Menggunakan kata2 yang lembut, tidak kasar, dan tidak meremehkan dan  secara sembunyi2 untuk menjaga kehormatannya haruslah digunakan dan diperhatikan, karena jiwa secara thabi'i tidak suka dilecehkan dipermalukan apalagi di hadapan manusia walaupun dia salah.

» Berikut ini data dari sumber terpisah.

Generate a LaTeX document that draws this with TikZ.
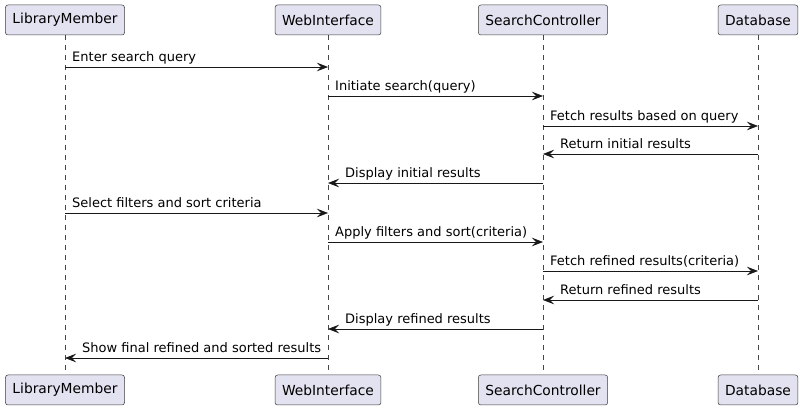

Lihatlah bagaimana Nabi memberi nasehat kepada seorang yang telah melakukan kesalahan cukup fatal yaitu kencing di dalam mesjid. Ketika seorang arab badui datang ke mesjid kemudian dia kencing di dalamnya. Maka para sahabat yang melihatnya segera hendak memukulnya. Namun Nabi melarangnya dan membiarkannya sampai dia selesai dari kencing. Kemudian beliau memanggilnya dan menjelaskan tentang kehormatan masjid, apa saja yang dibolehkan dan apa yang dilarang kemudian memerintahkan mengambil segayung air untuk menyiramnya. Hingga orang badui itu paham bahkan dia sungguh gembira dengan nasehat Nabi tsb sampai dia berkata : Demi bapak dan ibuku tidak pernah aku mendapatkan seorang guru selama hidupku yang lebih baik darimu ya Rasulullah. Kemudian dia berdo'a:
Ya Allah curahkanlah rahmatMu kepadaku dan Muhammad saw dan janganlah kepada selain kami berdua. Dan Nabi pun tersenyum mendengar doa orang badui ini. 

Khutbah kedua:
Hadirin jamaah Jum'at arsyadaniyallah waiyyakum..,
Setelah kita menyadari pentingnya saling memberi nasehat dalam kebenaran baik dalam perkara dunia apalagi dalam perkara akhirat, maka tidak selayaknya sebagai seorang mukmin untuk menolak nasehat.
Jika kita salah atau lupa atau jahil maka nasehat itu laksana secangkir minuman segar yang disuguhkan ketika kita sedang kehausan. Tidak boleh kita menolaknya hanya karna nasehat itu berasal dari seorang anak kecil,atau orang yang lebih rendah status ekonomi atau sosialnya dari kita. Padahal kita membutuhkan nasehat. Firman Allah: 
Berilah peringatan (nasehat) karena dia bermanfaat bagi orang yang beriman.
Hanya orang2 yang beriman yang bisa mengambil manfaat dari sebuah nasehat. Selain mereka tidak… Tidak ada dosa yg lebih besar dari orang yg menolak kebenaran setelah kebenaran itu jelas dan nampak dihadapannya. mari kita berdoa semoga kita termasuk kelompok orang mendengarkan nasehat dan yang bisa mengikutinya. Amin Terakhir marilah kita renungi perkataan seorang sahabat mulia Umar bin Al Khatthoby dengan lantang dia berkata:  
Semoga Allah merahmati orang yang mau menunjukkanku jalan kebaikan.